Толстой пробует сатирические подходы к теме, но его ограничивает теплое отношение к описываемым персонажам — программная «интимность»: получается мягкий юмор, например, реакция на сообщение об измене жены персонажа описана так: «Барин грох на пол, да как зашумит. Гостям всю свою жизнь рассказал и тут же все за город уехали» (Там же). Автор назвал этот опус комедией в одном действии, но его явно занесло куда-то в сторону, и дописывать он не стал.

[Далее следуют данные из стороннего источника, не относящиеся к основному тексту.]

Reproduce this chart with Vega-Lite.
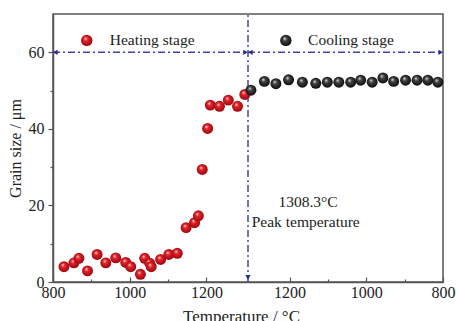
{
  "$schema": "https://vega.github.io/schema/vega-lite/v6.json",
  "width": 390,
  "height": 268,
  "autosize": {"type": "none"},
  "padding": {"left": 53, "top": 14, "right": 13, "bottom": 39},
  "config": {
    "view": {"stroke": "#555555", "strokeWidth": 1.5},
    "font": "Liberation Serif",
    "axis": {"grid": false, "domainColor": "#555555", "domainWidth": 1.5, "tickColor": "#555555", "tickWidth": 1.2, "labelFont": "Liberation Serif", "titleFont": "Liberation Serif", "labelColor": "#222222", "titleColor": "#222222", "labelFontSize": 16, "titleFontSize": 17, "titleFontWeight": "normal"}
  },
  "datasets": {
    "heating": [
      {"x": 828.6, "size": 4.0}, {"x": 854.5, "size": 5.0}, {"x": 867.5, "size": 6.2}, {"x": 890, "size": 2.9},
      {"x": 915, "size": 7.2}, {"x": 937.7, "size": 5.0}, {"x": 963.6, "size": 6.3}, {"x": 989.6, "size": 5.1},
      {"x": 1002.6, "size": 4.0}, {"x": 1027.8, "size": 2.0}, {"x": 1039, "size": 6.2}, {"x": 1052, "size": 4.9},
      {"x": 1056, "size": 4.0}, {"x": 1080.5, "size": 5.9}, {"x": 1102, "size": 7.2}, {"x": 1124, "size": 7.5},
      {"x": 1147, "size": 14.2}, {"x": 1169, "size": 15.5}, {"x": 1179, "size": 17.3}, {"x": 1189, "size": 29.4},
      {"x": 1203, "size": 40.1}, {"x": 1210, "size": 46.2}, {"x": 1234, "size": 45.9}, {"x": 1257, "size": 47.5},
      {"x": 1281, "size": 45.9}, {"x": 1300, "size": 49.0}
    ],
    "cooling": [
      {"x": 1316, "size": 50.1}, {"x": 1351, "size": 52.4}, {"x": 1381, "size": 51.8}, {"x": 1414, "size": 52.8},
      {"x": 1450, "size": 52.2}, {"x": 1485, "size": 51.9}, {"x": 1515, "size": 52.2}, {"x": 1545, "size": 52.2},
      {"x": 1576, "size": 52.2}, {"x": 1602, "size": 52.7}, {"x": 1632, "size": 52.2}, {"x": 1660, "size": 53.3},
      {"x": 1688, "size": 52.4}, {"x": 1719, "size": 52.7}, {"x": 1749, "size": 52.7}, {"x": 1777, "size": 52.7},
      {"x": 1803, "size": 52.2}
    ],
    "hlines": [
      {"x": 800, "x2": 1308.3, "y": 60},
      {"x": 1308.3, "x2": 1816.6, "y": 60}
    ],
    "vline": [
      {"x": 1308.3, "y": 0, "y2": 70}
    ],
    "arrows": [
      {"x": 806, "y": 60, "shape": "triangle-left"},
      {"x": 1302, "y": 60, "shape": "triangle-right"},
      {"x": 1314.6, "y": 60, "shape": "triangle-left"},
      {"x": 1810.6, "y": 60, "shape": "triangle-right"},
      {"x": 1308.3, "y": 1.2, "shape": "triangle-down"}
    ],
    "legend": [
      {"x": 888, "y": 63.1, "stage": "heating"},
      {"x": 1407, "y": 63.1, "stage": "cooling"}
    ],
    "labels": [
      {"x": 948, "y": 63.1, "text": "Heating stage"},
      {"x": 1465, "y": 63.1, "text": "Cooling stage"},
      {"x": 1318, "y": 15.75, "text": "Peak temperature"}
    ],
    "peak": [
      {"x": 1464.8, "y": 21.0, "text": "1308.3°C"}
    ]
  },
  "layer": [
    {
      "data": {"name": "hlines"},
      "mark": {"type": "rule", "color": "#4545a5", "strokeWidth": 1.5, "strokeDash": [7, 3, 2, 3]},
      "encoding": {
        "x": {"field": "x", "type": "quantitative", "scale": {"domain": [800, 1816.6], "nice": false, "zero": false},
          "axis": {"title": "Temperature / °C", "values": [800, 900, 1000, 1100, 1200, 1516.6, 1616.6, 1716.6, 1816.6, 1416.6],
            "labelExpr": "(round(datum.value > 1310 ? 2616.6 - datum.value : datum.value) % 200 == 0) ? toString(round(datum.value > 1310 ? 2616.6 - datum.value : datum.value)) : ''",
            "tickSize": {"condition": {"test": "round(datum.value > 1310 ? 2616.6 - datum.value : datum.value) % 200 != 0", "value": -3}, "value": -5},
            "labelPadding": 7, "labelFlush": false, "labelOverlap": false, "titleX": 188, "titleAlign": "center", "titleY": 34, "titleBaseline": "middle"}},
        "x2": {"field": "x2"},
        "y": {"field": "y", "type": "quantitative", "scale": {"domain": [0, 70], "nice": false},
          "axis": {"title": "Grain size / μm", "values": [0, 10, 20, 30, 40, 50, 60],
            "labelExpr": "datum.value % 20 == 0 ? datum.label : ''",
            "tickSize": {"condition": {"test": "datum.value % 20 != 0", "value": 3}, "value": 5},
            "labelPadding": 4,
            "titleX": -38, "titleY": 134, "titleAngle": 270, "titleAlign": "center", "titleBaseline": "middle", "titleFontSize": 16}}
      }
    },
    {
      "data": {"name": "vline"},
      "mark": {"type": "rule", "color": "#4545a5", "strokeWidth": 1.5, "strokeDash": [7, 3, 2, 3]},
      "encoding": {
        "x": {"field": "x", "type": "quantitative"},
        "y": {"field": "y", "type": "quantitative"},
        "y2": {"field": "y2"}
      }
    },
    {
      "data": {"name": "arrows"},
      "mark": {"type": "point", "filled": true, "color": "#2b2b8f", "size": 28, "opacity": 1},
      "encoding": {
        "x": {"field": "x", "type": "quantitative"},
        "y": {"field": "y", "type": "quantitative"},
        "shape": {"field": "shape", "type": "nominal", "scale": null}
      }
    },
    {
      "data": {"name": "heating"},
      "mark": {"type": "circle", "size": 120, "opacity": 1,
        "color": {"gradient": "radial", "x1": 0.38, "y1": 0.32, "r1": 0, "x2": 0.5, "y2": 0.5, "r2": 0.6,
          "stops": [{"offset": 0, "color": "#ffe0e0"}, {"offset": 0.3, "color": "#e3242b"}, {"offset": 1, "color": "#8c0008"}]}},
      "encoding": {
        "x": {"field": "x", "type": "quantitative"},
        "y": {"field": "size", "type": "quantitative"}
      }
    },
    {
      "data": {"name": "cooling"},
      "mark": {"type": "circle", "size": 120, "opacity": 1,
        "color": {"gradient": "radial", "x1": 0.38, "y1": 0.32, "r1": 0, "x2": 0.5, "y2": 0.5, "r2": 0.6,
          "stops": [{"offset": 0, "color": "#f0f0f0"}, {"offset": 0.3, "color": "#444444"}, {"offset": 1, "color": "#000000"}]}},
      "encoding": {
        "x": {"field": "x", "type": "quantitative"},
        "y": {"field": "size", "type": "quantitative"}
      }
    },
    {
      "data": {"name": "legend"},
      "transform": [{"filter": "datum.stage == 'heating'"}],
      "mark": {"type": "circle", "size": 130, "opacity": 1,
        "color": {"gradient": "radial", "x1": 0.38, "y1": 0.32, "r1": 0, "x2": 0.5, "y2": 0.5, "r2": 0.6,
          "stops": [{"offset": 0, "color": "#ffe0e0"}, {"offset": 0.3, "color": "#e3242b"}, {"offset": 1, "color": "#8c0008"}]}},
      "encoding": {
        "x": {"field": "x", "type": "quantitative"},
        "y": {"field": "y", "type": "quantitative"}
      }
    },
    {
      "data": {"name": "legend"},
      "transform": [{"filter": "datum.stage == 'cooling'"}],
      "mark": {"type": "circle", "size": 130, "opacity": 1,
        "color": {"gradient": "radial", "x1": 0.38, "y1": 0.32, "r1": 0, "x2": 0.5, "y2": 0.5, "r2": 0.6,
          "stops": [{"offset": 0, "color": "#f0f0f0"}, {"offset": 0.3, "color": "#444444"}, {"offset": 1, "color": "#000000"}]}},
      "encoding": {
        "x": {"field": "x", "type": "quantitative"},
        "y": {"field": "y", "type": "quantitative"}
      }
    },
    {
      "data": {"name": "labels"},
      "mark": {"type": "text", "align": "left", "baseline": "middle", "font": "Liberation Serif", "fontSize": 15.5, "color": "#222222"},
      "encoding": {
        "x": {"field": "x", "type": "quantitative"},
        "y": {"field": "y", "type": "quantitative"},
        "text": {"field": "text"}
      }
    },
    {
      "data": {"name": "peak"},
      "mark": {"type": "text", "align": "center", "baseline": "middle", "font": "Liberation Serif", "fontSize": 15.5, "color": "#222222"},
      "encoding": {
        "x": {"field": "x", "type": "quantitative"},
        "y": {"field": "y", "type": "quantitative"},
        "text": {"field": "text"}
      }
    }
  ]
}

«Дом интермедий» с Эльвирой Толстой вспоминал и в куплетах, которые он написал к открытию «Бродячей собаки» под новый 1913 год[104]:
Не поставьте мне в укор
Я комический актер
У меня лиловый нос
Я бродячий старый пес
<…>
Мейерхольд ко мне пристал —
На Галерной снимем зал,
Инсценируем Эльвиру,
Прогремим с тобой по миру.
Прогремели. Я ж готов
Очутился без штанов,
А веселый Мейерхольд
Увернулся, сделав вольт[105].
(Парнис, Тименчик 1985: 179)
В рассказе Толстого «Родные места» (1911) провинциалы судят о столичных театральных знаменитостях в том же духе, что кумушки из «Мухи в кофее»: дьячок, отец столичной актрисы, гордится ею:
У самого Мейергольда (так! — Е. Т.) училась… <…> Мейергольд — полный генерал… Поутру его государь император призывает: «Развесели, говорит, генерал, столицу и весь русский народ». — «Слушаюсь, ваше величество», отвечает генерал, кинется в сани и марш по театрам. А в театре все как есть представят — Бову королевича, пожар Москвы… Вот что за человек (Толстой ПСС 1: 426).
Памятью о дружбе Мейерхольда с Толстыми в этот период является посвящение Софье мейерхольдовской постановки «Дон Жуана» в Александринском театре (премьера 9 ноября 1910 года: фразу «Режиссерская работа посвящается гр. С. И. Толстой» поместил он перед главой о своем «Дон Жуане» в книге 1914 года (Михайлова 1995: 104). Толстой сохранял добрые отношения с Мейерхольдом и позднее (см. гл. 8).